Influences of broken time-reversal symmetry on the d.c. Josephson effects in d-wave superconductors

TL;DR

This paper investigates how broken time-reversal symmetry, caused by a subdominant s-wave component, affects the d.c. Josephson current in d-wave superconductors, revealing significant modifications to expected low-temperature behaviors.

Contribution

It provides a self-consistent calculation showing the impact of subdominant s-wave components on Josephson effects and the suppression of low-temperature current enhancement.

Findings

Suppression of d-wave pair potential near insulator has minimal effect.

Inducement of s-wave component breaks time-reversal symmetry.

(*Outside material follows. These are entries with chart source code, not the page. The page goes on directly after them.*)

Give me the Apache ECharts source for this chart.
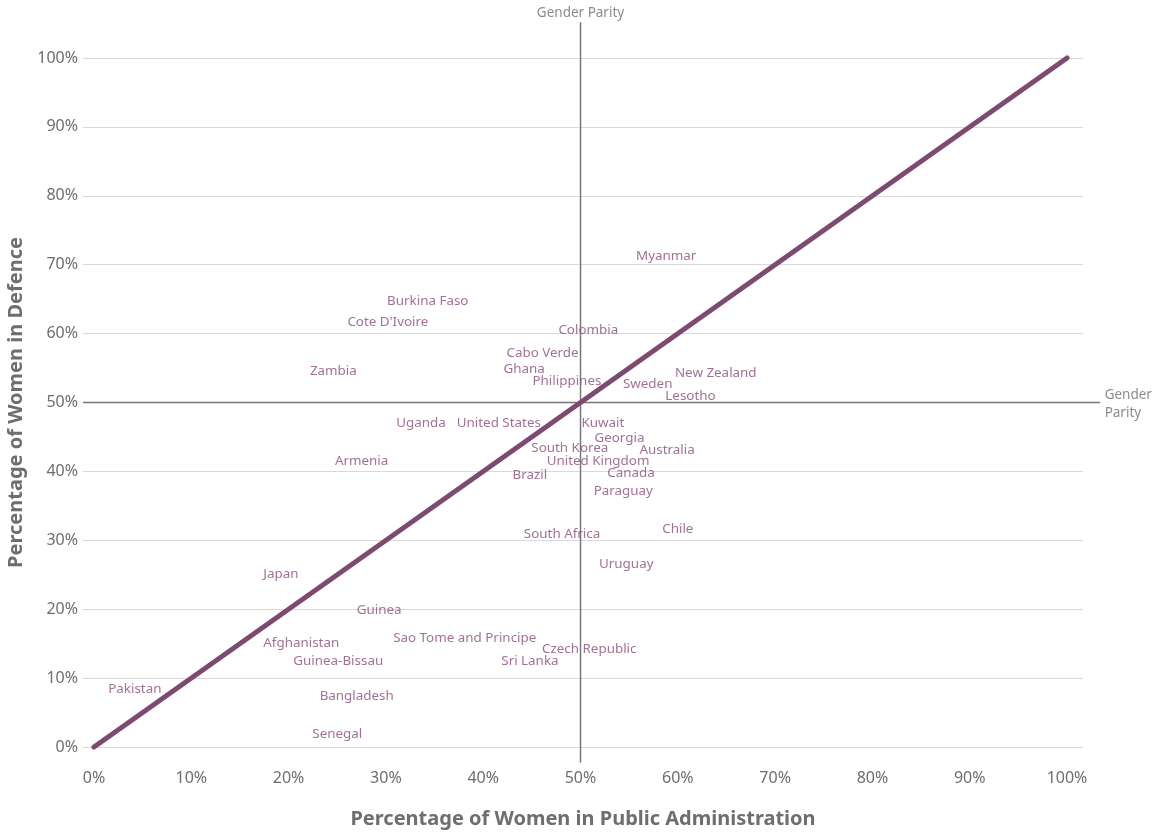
<!DOCTYPE html>
<html>
<head>
<meta charset="utf-8">
<script src="https://cdn.jsdelivr.net/npm/echarts@6/dist/echarts.min.js"></script>
<style>html,body{margin:0;padding:0;background:#fff}#c{width:1156px;height:834px}</style>
</head>
<body>
<div id="c"></div>
<script>
const countries = ["Myanmar","Burkina Faso","Cote D'Ivoire","Colombia","Cabo Verde","Ghana","Zambia","Philippines","Sweden","New Zealand","Lesotho","Uganda","United States","Kuwait","Georgia","South Korea","Australia","United Kingdom","Armenia","Canada","Brazil","Paraguay","Chile","South Africa","Uruguay","Japan","Guinea","Afghanistan","Sao Tome and Principe","Czech Republic","Guinea-Bissau","Sri Lanka","Pakistan","Bangladesh","Senegal"];
const publicAdmin = [58.8,34.3,30.2,50.8,46.1,44.2,24.6,48.6,56.9,63.9,61.3,33.6,41.6,52.3,54.0,48.9,58.9,51.8,27.5,55.2,44.8,54.4,60.0,48.1,54.7,19.2,29.3,21.3,38.1,50.9,25.1,44.8,4.2,27.0,25.0];
const defence = [71.3,64.7,61.7,60.5,57.2,54.9,54.6,53.1,52.7,54.3,50.9,47.0,47.0,47.0,44.8,43.4,43.1,41.5,41.5,39.8,39.5,37.2,31.6,30.9,26.6,25.1,19.9,15.1,15.8,14.2,12.5,12.5,8.4,7.4,1.9];
const xTicks = [0,10,20,30,40,50,60,70,80,90,100];
const equalityLine = [[0,0],[100,100]];
const parity = 50;
const verticalParitySpan = [-2.3, 105.2];
const horizontalParitySpan = [-1.13, 103.4];
const xRange = [-1.13, 101.64];

const purple = '#7d4b72';
const labelPurple = '#894c7b';
const gray = '#6e6e6e';
const font = '"Noto Sans", "Open Sans", sans-serif';

const chart = echarts.init(document.getElementById('c'), null, {renderer:'canvas'});
chart.setOption({
  animation: false,
  grid: {left: 83, right: 73, top: 58, bottom: 87, containLabel: false, outerBoundsMode: 'none'},
  xAxis: {
    type: 'value', min: xRange[0], max: xRange[1],
    axisLine: {show: false}, axisTick: {show: false}, splitLine: {show: false},
    axisLabel: {customValues: xTicks, formatter: '{value}%', color: gray, fontSize: 16, fontFamily: font, margin: 23},
    name: 'Percentage of Women in Public Administration', nameLocation: 'middle', nameGap: 62,
    nameTextStyle: {color: gray, fontSize: 20, fontWeight: 'bold', fontFamily: font}
  },
  yAxis: {
    type: 'value', min: 0, max: 100, interval: 10,
    axisLine: {show: false}, axisTick: {show: false},
    splitLine: {lineStyle: {color: '#d9d9d9', width: 1}},
    axisLabel: {formatter: '{value}%', color: gray, fontSize: 16, fontFamily: font, margin: 5},
    name: 'Percentage of Women in Defence', nameLocation: 'middle', nameGap: 50, nameRotate: 90,
    nameTextStyle: {color: gray, fontSize: 20, fontWeight: 'bold', fontFamily: font}
  },
  series: [
    {
      type: 'custom', z: 1, clip: false, silent: true,
      data: [
        [parity, verticalParitySpan[0], parity, verticalParitySpan[1]],
        [horizontalParitySpan[0], parity, horizontalParitySpan[1], parity]
      ],
      encode: {x: [0, 2], y: [1, 3]},
      renderItem: (params, api) => {
        const a = api.coord([api.value(0), api.value(1)]);
        const b = api.coord([api.value(2), api.value(3)]);
        return {type: 'line', shape: {x1: a[0], y1: a[1], x2: b[0], y2: b[1]}, style: {stroke: '#777', lineWidth: 1.5}};
      }
    },
    {
      type: 'scatter', symbolSize: 1, itemStyle: {color: 'rgba(0,0,0,0)'}, z: 3, clip: false,
      data: [
        {value: [parity, verticalParitySpan[1]], label: {position: 'top', distance: 0, formatter: 'Gender Parity'}},
        {value: [horizontalParitySpan[1], parity], label: {position: 'right', distance: 4, formatter: 'Gender\nParity', offset: [0, 2]}}
      ],
      label: {show: true, color: gray, fontSize: 13.5, lineHeight: 18, fontFamily: font}
    },
    {
      type: 'line', data: equalityLine, symbol: 'none', clip: false,
      lineStyle: {color: purple, width: 5, cap: 'round'}, z: 2
    },
    {
      type: 'scatter', symbolSize: 1, itemStyle: {color: 'rgba(0,0,0,0)'}, z: 3,
      data: countries.map((n, i) => ({name: n, value: [publicAdmin[i], defence[i]]})),
      labelLayout: {hideOverlap: false},
      label: {show: true, position: 'inside', formatter: p => p.name, color: labelPurple, fontSize: 13.4, fontFamily: font}
    }
  ]
});
</script>
</body>
</html>
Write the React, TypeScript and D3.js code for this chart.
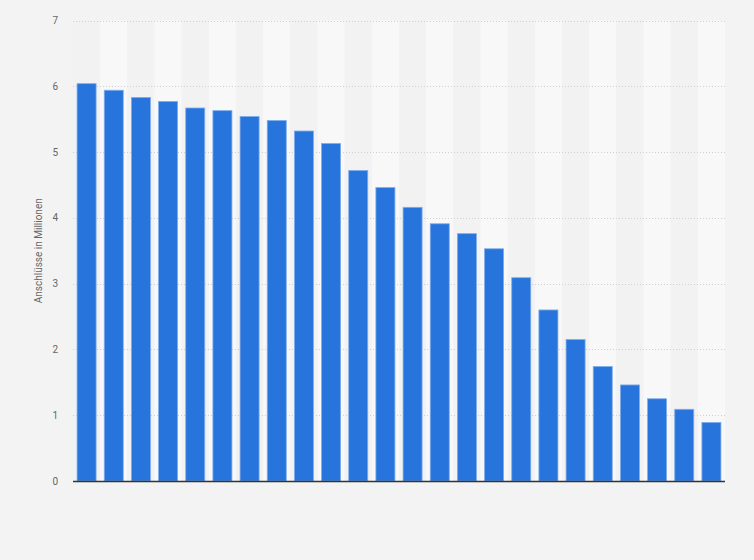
import { useEffect, useRef } from 'react';
import * as d3 from 'd3';

// Anschlüsse in Millionen, one value per bar (x labels not shown in the source)
const categories = [
  '1', '2', '3', '4', '5', '6', '7', '8', '9', '10', '11', '12',
  '13', '14', '15', '16', '17', '18', '19', '20', '21', '22', '23', '24',
];
const values = [
  6.04, 5.94, 5.83, 5.77, 5.67, 5.63, 5.54, 5.48, 5.32, 5.13, 4.72, 4.46,
  4.16, 3.91, 3.76, 3.53, 3.09, 2.6, 2.15, 1.74, 1.46, 1.25, 1.09, 0.89,
];
const yTicks = [0, 1, 2, 3, 4, 5, 6, 7];
const yLabel = 'Anschlüsse in Millionen';

const App = () => {
  const svgRef = useRef<SVGSVGElement>(null);

  useEffect(() => {
    const svg = d3.select(svgRef.current);
    svg.selectAll('*').remove();

    const width = 754;
    const height = 560;
    const left = 73;
    const right = 725;
    const top = 20.5;
    const bottom = 481;

    const data = categories.map((c, i) => ({ cat: c, value: values[i] }));

    const stripes = d3.scaleBand().domain(categories).range([left, right]).padding(0);
    const x = d3.scaleBand()
      .domain(categories)
      .range([left, right])
      .paddingInner(0.3)
      .paddingOuter(0.15);
    const y = d3.scaleLinear().domain([0, 7]).range([bottom, top]);

    svg.append('rect')
      .attr('width', width)
      .attr('height', height)
      .attr('fill', '#f3f3f3');

    // alternating column stripes
    svg.append('g')
      .selectAll('rect')
      .data(categories)
      .enter()
      .append('rect')
      .attr('x', d => stripes(d)!)
      .attr('y', top)
      .attr('width', stripes.bandwidth())
      .attr('height', bottom - top)
      .attr('fill', (d, i) => (i % 2 === 1 ? '#f8f8f8' : '#f2f2f2'));

    // grid
    svg.append('g')
      .selectAll('line')
      .data(yTicks.filter(t => t > 0))
      .enter()
      .append('line')
      .attr('x1', left)
      .attr('x2', right)
      .attr('y1', d => Math.round(y(d)) + 0.5)
      .attr('y2', d => Math.round(y(d)) + 0.5)
      .attr('stroke', '#cfcfcf')
      .attr('stroke-dasharray', '1,2');

    // y tick labels
    svg.append('g')
      .selectAll('text')
      .data(yTicks)
      .enter()
      .append('text')
      .attr('x', 58)
      .attr('y', d => y(d))
      .attr('dy', '0.35em')
      .attr('text-anchor', 'end')
      .attr('font-family', 'Roboto, Arial, sans-serif')
      .attr('font-size', 10)
      .attr('fill', '#666')
      .text(d => d);

    svg.append('text')
      .attr('transform', `translate(42,${(top + bottom) / 2}) rotate(-90)`)
      .attr('text-anchor', 'middle')
      .attr('font-family', 'Roboto, Arial, sans-serif')
      .attr('font-size', 10)
      .attr('fill', '#666')
      .text(yLabel);

    // bars
    svg.append('g')
      .selectAll('rect')
      .data(data)
      .enter()
      .append('rect')
      .attr('x', d => x(d.cat)!)
      .attr('y', d => y(d.value))
      .attr('width', x.bandwidth())
      .attr('height', d => bottom - y(d.value))
      .attr('fill', '#2775dc')
      .attr('stroke', '#7eacec')
      .attr('stroke-width', 0.8);

    // x axis line
    svg.append('line')
      .attr('x1', left)
      .attr('x2', right)
      .attr('y1', bottom + 0.5)
      .attr('y2', bottom + 0.5)
      .attr('stroke', '#333')
      .attr('stroke-width', 1.5);
  }, []);

  return (
    <svg
      ref={svgRef}
      width={754}
      height={560}
      style={{ position: 'absolute', left: 0, top: 0, display: 'block' }}
    />
  );
};

export default App;
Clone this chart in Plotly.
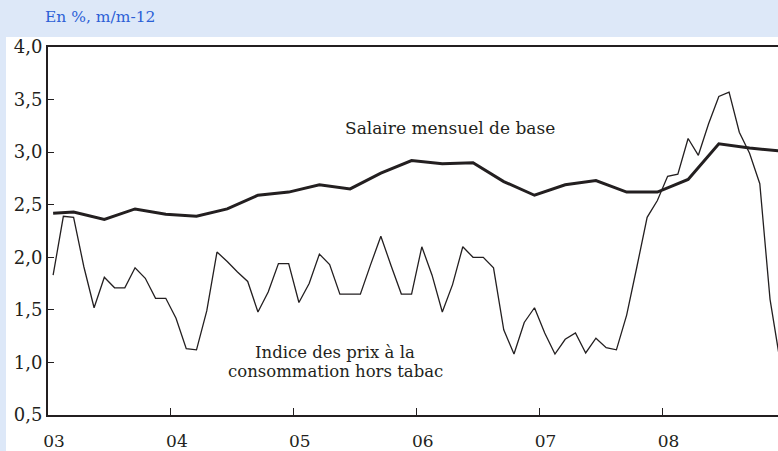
import plotly.graph_objects as go

# ---- data ----
years = [2003, 2004, 2005, 2006, 2007, 2008]
year_labels = ["03", "04", "05", "06", "07", "08"]

# Monthly CPI excl. tobacco, y/y %, Jan 2003 - Dec 2008
cpi_2003 = [1.83, 2.39, 2.38, 1.91, 1.52, 1.81, 1.71, 1.71, 1.90, 1.80, 1.61, 1.61]
cpi_2004 = [1.42, 1.13, 1.12, 1.49, 2.05, 1.96, 1.86, 1.77, 1.48, 1.67, 1.94, 1.94]
cpi_2005 = [1.57, 1.75, 2.03, 1.93, 1.65, 1.65, 1.65, 1.93, 2.20, 1.92, 1.65, 1.65]
cpi_2006 = [2.10, 1.83, 1.48, 1.74, 2.10, 2.00, 2.00, 1.90, 1.31, 1.08, 1.38, 1.52]
cpi_2007 = [1.28, 1.08, 1.22, 1.28, 1.09, 1.23, 1.14, 1.12, 1.45, 1.91, 2.38, 2.54]
cpi_2008 = [2.77, 2.79, 3.13, 2.97, 3.27, 3.53, 3.57, 3.19, 2.99, 2.70, 1.60, 1.00]
cpi = cpi_2003 + cpi_2004 + cpi_2005 + cpi_2006 + cpi_2007 + cpi_2008

# Basic monthly wage, y/y %; month index (0 = Jan 2003)
wage_months = [0, 2, 5, 8, 11, 14, 17, 20, 23, 26, 29, 32, 35, 38, 41, 44, 47,
               50, 53, 56, 59, 62, 65, 68, 71]
wage = [2.42, 2.43, 2.36, 2.46, 2.41, 2.39, 2.46, 2.59, 2.62, 2.69, 2.65, 2.80, 2.92,
        2.89, 2.90, 2.72, 2.59, 2.69, 2.73, 2.62, 2.62, 2.74, 3.08, 3.04, 3.01]

labels = {
    "wage": "Salaire mensuel de base",
    "cpi1": "Indice des prix à la",
    "cpi2": "consommation hors tabac",
    "unit": "En %, m/m-12",
}


def mx(m):
    return 2003 + (m + 0.5) / 12.0


cpi_x = [mx(m) for m in range(len(cpi))]
wage_x = [mx(m) for m in wage_months]

INK = "#231f20"
FONT = "DejaVu Serif"

fig = go.Figure()
fig.add_trace(go.Scatter(x=cpi_x, y=cpi, mode="lines",
                         line=dict(color=INK, width=1.3), hoverinfo="skip"))
fig.add_trace(go.Scatter(x=wage_x, y=wage, mode="lines",
                         line=dict(color=INK, width=3), hoverinfo="skip"))

W, H = 778, 451
L, R, T, B = 48, 0, 47, 36
pw, ph = W - L - R, H - T - B

fig.update_layout(
    width=W, height=H,
    margin=dict(l=L, r=R, t=T, b=B, pad=0, autoexpand=False),
    paper_bgcolor="#dde8f8",
    plot_bgcolor="white",
    showlegend=False,
    separators=", ",
    font=dict(family=FONT, size=17, color=INK),
    shapes=[dict(type="rect", xref="paper", yref="paper", layer="below",
                 x0=(6 - L) / pw, x1=1.05, y0=-0.3, y1=1 + (T - 37) / ph,
                 fillcolor="white", line=dict(width=0))],
)

fig.update_xaxes(
    range=[2003, 2003 + pw / 122.9],
    tickvals=years, ticktext=year_labels,
    ticks="inside", ticklen=7, tickwidth=1, tickcolor=INK,
    showline=True, linewidth=2, linecolor=INK, mirror=True,
    showgrid=False, zeroline=False, automargin=False,
    ticklabelshift=6, ticklabelstandoff=10,
    tickfont=dict(family=FONT, size=17, color=INK),
)
fig.update_yaxes(
    range=[0.5, 4.0], dtick=0.5, tick0=0.5, tickformat=".1f",
    ticks="inside", ticklen=6, tickwidth=1, tickcolor=INK,
    showline=True, linewidth=2, linecolor=INK,
    showgrid=False, zeroline=False, automargin=False,
    ticklabelstandoff=0,
    tickfont=dict(family=FONT, size=18, color=INK),
)


def px_to_y(py):
    return 4.0 - (py - T) / (ph / 3.5)


def px_to_x(pxx):
    return 2003 + (pxx - L) / 122.9


fig.add_annotation(x=px_to_x(450), y=px_to_y(128), xref="x", yref="y",
                   text=labels["wage"], showarrow=False,
                   font=dict(family=FONT, size=17, color=INK))
fig.add_annotation(x=px_to_x(335), y=px_to_y(352), xref="x", yref="y",
                   text=labels["cpi1"], showarrow=False, borderpad=0,
                   font=dict(family=FONT, size=16.5, color=INK))
fig.add_annotation(x=px_to_x(335), y=px_to_y(371), xref="x", yref="y",
                   text=labels["cpi2"], showarrow=False, borderpad=0,
                   font=dict(family=FONT, size=16.5, color=INK))
fig.add_annotation(x=(43 - L) / pw, y=1 + (T - 17) / ph, xref="paper", yref="paper",
                   xanchor="left", yanchor="middle",
                   text=labels["unit"], showarrow=False,
                   font=dict(family=FONT, size=15.5, color="#2b5fd6"))

fig.write_html(
    "out.html",
    config={"displayModeBar": False, "staticPlot": True},
    post_script="document.body.style.margin='0';document.body.style.padding='0';"
                "document.documentElement.style.overflow='hidden';",
)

Low-temperature Josephson current enhancement is strongly suppressed.

Abstract

In order to examine the influences of the spatial dependence of the pair potential, the d.c. Josephson current in d-wave superconductors is calculated using self-consistently determined pair potentials. The results show that the suppression of the d-wave pair potential near the insulator does not have serious effect on the properties of the Josephson current. On the other hand, drastic changes are obtained due to the inducement of a subdominant s-wave component, which spontaneously breaks time reversal symmetry. Especially, a rapid enhancement of the Josephson current at low temperature predicted in previous formulas is strongly suppressed.